Con una vocazione alla versatilità che permea la sua carriera sin dagli esordi, segnati da un’alternanza di generi e toni diversi quando non addirittura opposti, Mauro Bolognini si presenta come uno degli autori più talentuosi e completi del nostro cinema. Una regista caratterizzato da un solido estro creativo cui troppo di rado vengono riconosciuti gli innegabili meriti. In un’epoca in cui le tragedie dell’Italia coeva venivano rappresentate con le sfumature leggere e graffianti della Commedia all’italiana, Bolognini restituiva i tormenti contemporanei attraverso il linguaggio più rigoroso ed enfatico del melodramma.

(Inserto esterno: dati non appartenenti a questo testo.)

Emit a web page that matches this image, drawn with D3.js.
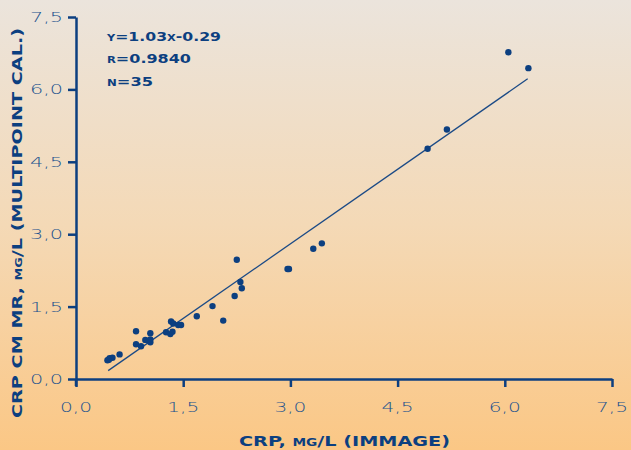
<!DOCTYPE html>
<html><head><meta charset="utf-8">
<script src="https://cdn.jsdelivr.net/npm/d3@7"></script>
<style>html,body{margin:0;padding:0;overflow:hidden;}svg{display:block;}</style>
</head><body>
<script>
const W = 631, H = 450;
// Data
const xValues = [0.44,0.47,0.51,0.61,0.84,0.84,0.91,0.97,1.04,1.04,1.04,1.26,1.32,1.35,1.33,1.36,1.43,1.47,1.69,1.91,2.06,2.22,2.25,2.30,2.32,2.96,2.98,3.32,3.44,4.92,5.19,6.05,6.33,0.46,1.02];
const yValues = [0.39,0.43,0.44,0.51,0.99,0.72,0.68,0.81,0.95,0.82,0.76,0.97,0.93,0.98,1.19,1.15,1.12,1.12,1.30,1.51,1.21,1.72,2.47,2.01,1.88,2.28,2.28,2.70,2.81,4.77,5.17,6.77,6.44,0.40,0.79];
const tickValues = [0, 1.5, 3.0, 4.5, 6.0, 7.5];
const tickLabels = ["0,0","1,5","3,0","4,5","6,0","7,5"];
const fitSlope = 1.03, fitIntercept = -0.29, fitRange = [0.45, 6.32];
const statLines = ["y=1.03x-0.29", "r=0.9840", "n=35"];
const xTitle = "CRP, mg/L (IMMAGE)";
const yTitle = "CRP CM MR, mg/L (MULTIPOINT CAL.)";

const blue = "#0c3f80", tickBlue = "#22528e";
const svg = d3.select("body").append("svg").attr("width", W).attr("height", H);
const defs = svg.append("defs");
const grad = defs.append("linearGradient").attr("id","bg").attr("x1",0).attr("y1",0).attr("x2",0).attr("y2",1);
grad.append("stop").attr("offset","0%").attr("stop-color","#ebe4dc");
grad.append("stop").attr("offset","50%").attr("stop-color","#f4d9b6");
grad.append("stop").attr("offset","100%").attr("stop-color","#fbc785");
svg.append("rect").attr("width",W).attr("height",H).attr("fill","url(#bg)");

const x = d3.scaleLinear().domain([0,7.5]).range([76,612]);
const y = d3.scaleLinear().domain([0,7.5]).range([379,17]);

// axes
const xAxis = svg.append("g").attr("transform","translate(0,379)")
  .call(d3.axisBottom(x).tickValues(tickValues).tickSize(8).tickSizeOuter(0).tickFormat(""));
const yAxis = svg.append("g").attr("transform","translate(76,0)")
  .call(d3.axisLeft(y).tickValues(tickValues).tickSize(8).tickSizeOuter(0).tickFormat(""));
[xAxis,yAxis].forEach(g=>{
  g.select(".domain").attr("stroke",blue).attr("stroke-width",2.5);
  g.selectAll(".tick line").attr("stroke",blue).attr("stroke-width",2.5);
});
svg.append("line").attr("x1",76).attr("x2",76).attr("y1",y(0)).attr("y2",y(0)+7).attr("stroke",blue).attr("stroke-width",2.5);

// tick labels
const lblFont = "'DejaVu Sans', sans-serif";
svg.append("g").selectAll("text").data(tickValues).join("text")
  .attr("x", d=>x(d)-16).attr("y", 411.5)
  .attr("textLength",32).attr("lengthAdjust","spacingAndGlyphs")
  .attr("font-family",lblFont).attr("font-weight",200).attr("font-size",14).attr("fill",tickBlue)
  .text((d,i)=>tickLabels[i]);
svg.append("g").selectAll("text").data(tickValues).join("text")
  .attr("x", 30).attr("y", d=>y(d)+5)
  .attr("textLength",33).attr("lengthAdjust","spacingAndGlyphs")
  .attr("font-family",lblFont).attr("font-weight",200).attr("font-size",14).attr("fill",tickBlue)
  .text((d,i)=>tickLabels[i]);

// regression line
svg.append("line")
  .attr("x1",x(fitRange[0])).attr("y1",y(fitSlope*fitRange[0]+fitIntercept))
  .attr("x2",x(fitRange[1])).attr("y2",y(fitSlope*fitRange[1]+fitIntercept))
  .attr("stroke","#1b4a86").attr("stroke-width",1.3);

// points
svg.append("g").selectAll("circle").data(xValues).join("circle")
  .attr("cx",(d)=>x(d)).attr("cy",(d,i)=>y(yValues[i])).attr("r",3.2).attr("fill",blue);

// stats
const statW = [114, 84, 46];
const statY = [40.5, 62.5, 85.5];
svg.append("g").selectAll("text").data(statLines).join("text")
  .attr("x",107).attr("y",(d,i)=>statY[i])
  .attr("textLength",(d,i)=>statW[i]).attr("lengthAdjust","spacingAndGlyphs")
  .attr("font-family","'DejaVu Sans', sans-serif").attr("font-weight","bold")
  .attr("font-size",12.5).style("font-variant","small-caps").attr("fill",blue)
  .text(d=>d);

// axis titles
svg.append("text").attr("x",239).attr("y",446)
  .attr("textLength",211).attr("lengthAdjust","spacingAndGlyphs")
  .attr("font-family","'DejaVu Sans', sans-serif").attr("font-weight","bold")
  .attr("font-size",14).style("font-variant","small-caps").attr("fill",blue)
  .text(xTitle);
svg.append("text").attr("transform","translate(21.5,418) rotate(-90)")
  .attr("x",0).attr("y",0)
  .attr("textLength",390).attr("lengthAdjust","spacingAndGlyphs")
  .attr("font-family","'DejaVu Sans', sans-serif").attr("font-weight","bold")
  .attr("font-size",13.5).style("font-variant","small-caps").attr("fill",blue)
  .text(yTitle);
</script>
</body></html>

Il genere, che nella sua forma originaria poggiava sull’esasperazione di pulsioni e desideri femminili mutilati, viene rimodellato dall’autore romano per diventare indagine sulla mancata esplosione della virilità maschile. Questo è il tema che permea i rigidi fotogrammi de Il bell’Antonio, capolavoro di narrazione di sentimenti incomunicabili e ricerca di una libertà (a)sessuale soggiogata dai dettami del patriarcato, statuto oppressivo tanto nei confronti delle donne, private di capacità decisionale, che degli uomini chiamati irrinunciabilmente a ricoprire il loro ruolo di agente attivo nella società. Un dramma dai tratti sinuosi attraverso il quale si intravede un attacco di stampo intimamente politico, nel quale è possibile riconoscere la feroce indole anarchica di Pier Paolo Pasolini, autore insieme a Gino Visentini del lavoro di adattamento per immagini del romanzo di Vitaliano Brancati.

E non è poi certamente un caso che l’attore chiamato ad incarnare questa tumultuosa fragilità emotiva sia quel Marcello Mastroanni che, contemporaneamente all’uscita del film di Bolognini, gremiva le sale nazionali affermando il suo statuto di sex symbol ne La dolce vita di Federico Fellini. In una prova attoriale di pari valore, ma diametralmente opposta sul piano degli stati emotivi veicolati, Mastroianni interpreta Antonio Magnano, giovane catanese appartenente ad una famiglia benestante e particolarmente ambito dalla popolazione femminile. Innamoratosi della dolce ed attraente Barbara Puglisi (Claudia Cardinale), che come lui vanta una rispettabile ascendenza, Antonio decide ben presto di sposarla con la benedizione delle rispettive famiglie. Il matrimonio avrà tuttavia una durata esigua, a causa del dramma che silenziosamente (non) si consuma tra le mura domestiche: lo straripante sentimento di affetto che Antonio nutre nei confronti della moglie non riesce ad essere convertito in un’altrettanto accesa attrazione sessuale, motivo per cui a dodici mesi dalle nozze Barbara risulterà ancora “intatta”. Una situazione inconcepibile per il buon costume dell’epoca, tanto da necessitare dell’intervento ecclesiastico così da porre termine all’infausta unione.

La forza di questo racconto risiede nella capacità di esplicitare le ricadute che questa rivelazione genera sulle figure che circondano i due coniugi, generando una dicotomia tra l’animo innocente di chi vorrebbe essere libero di amare a suo modo e la tirannia di un contesto prevaricatore disposto ad accettare solamente ciò che rientra nei canoni da esso predisposti. A farsi immagine ti tali forze conservatrici è su tutti il padre di Antonio, cui Pierre Brassuer concede il taglio prossemico adeguato alla raffigurazione del senso di vergogna e onore mutilato cui il personaggio è soggetto. Uno scontro generazionale in cui il nuovo non pare avere voce in capitolo; il grido straziante dell’animo disperato di Antonio resta inascoltato, inesistente per chi si adopera con ogni sudicio mezzo pur di mantenere intatti gli arcaici meccanismi che regolano il buon nome. Il dolore del protagonista viene così lasciato per lo più alle immagini, inquadrato in penombra, con tagli di luce che lacerano la figura di Antonio.

Un trauma che assume i connotati di una resa, espressa magnificamente dall’ultima inquadratura in cui lo sguardo cinematografico supera la figura umana per indugiare sul suo riflesso, a comunicare il nulla che pervade l’animo di un uomo a cui il mondo non concede la libertà di esistere.